The last thing you want in a clustered virtualization environment is to lose access to your storage. No storage means no virtual server.
A former RHEV client of mine had a scenario where their storage was some how inaccessible to all the hypervisors in the cluster. They power cycled the RHEV hypervisors and even rebooted the RHEV-M management server a few times, but no matter what they did, all the virtual servers were offline, yet the RHEV-M web interface still reported that they were in an “Unknown” state. Not up and online where you could power it off, and not down where you could power it up, but “Unknown” where basically you can’t do anything.
Without a doubt, the first thing you should be doing in this case is phone Red Hat support and let them know what’s going on. They will always know the best way to proceed.
I’d like to thank ‘eprasad’ on the #rhev channel on FreeNode for the assistance with this issue.
I have just had the same problem as my former client. All my virtual guests were in an unknown state after my storage domain became inaccessible.
I am using RHEV 3.1, with RHEV-H hypervisors connected to NFS storage.
Basically, the in’s and out’s of this problem seems to be that the RHEV-M database is in a state of limbo after losing the storage and a bit of manual intervention is required.
Again, I stress you should be speaking with Red Hat before doing this.
If you are in the exact scenario, you can manipulate the backend RHEV-M database and manually set the virtual guests to a down state.
To do this, login to a shell on the RHEV-M server and connect to the local Postgres database.
[root@rhevm ~]# psql -U engine Password for user engine: psql (8.4.13) Type "help" for help. engine=>
Once you’ve connect to the postgres shell, we need to find the VM GUID number that is associated to our virtual guest.
In this example, we will use the virtual guest “server01-example-com”.
To grab the VM GUID, run the following.
engine=> select vm_guid from vm_static where vm_name='server01-example-com'; vm_guid -------------------------------------- df13ca7f-b6fa-4820-8a7b-28d785221b64 (1 row)
Now that we have the GUID, copy that long output and we will use this in our next command.
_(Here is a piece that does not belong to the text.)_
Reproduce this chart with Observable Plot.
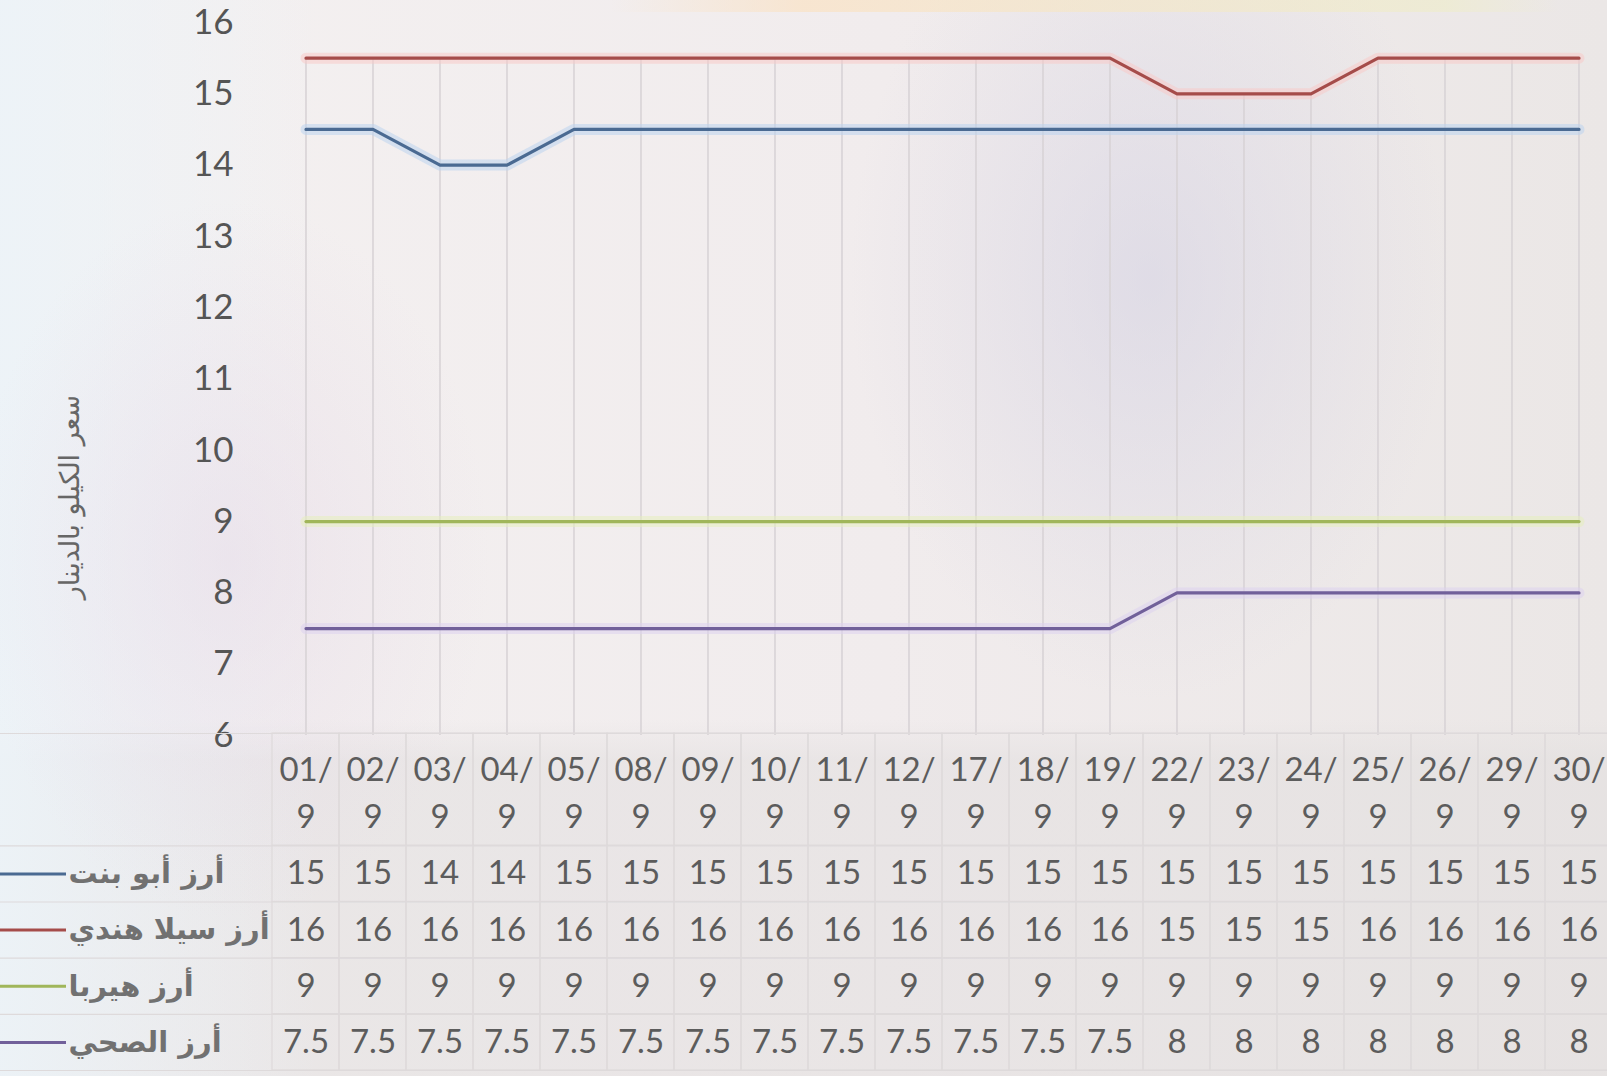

Here we are telling RHEV-M to set the status of our virtual guest to a status of “0”. The “0” represents a status of “down”.
engine=> UPDATE vm_dynamic SET status=0 WHERE vm_guid='df13ca7f-b6fa-4820-8a7b-28d785221b64'; UPDATE 1
You should now see in the RHEV-M web interface that the status of your affected virtual guest has now been set to “down”. If your storage and hypervisors are back online, you will now be able to turn on your virtual guest and let it perform a normal boot up process.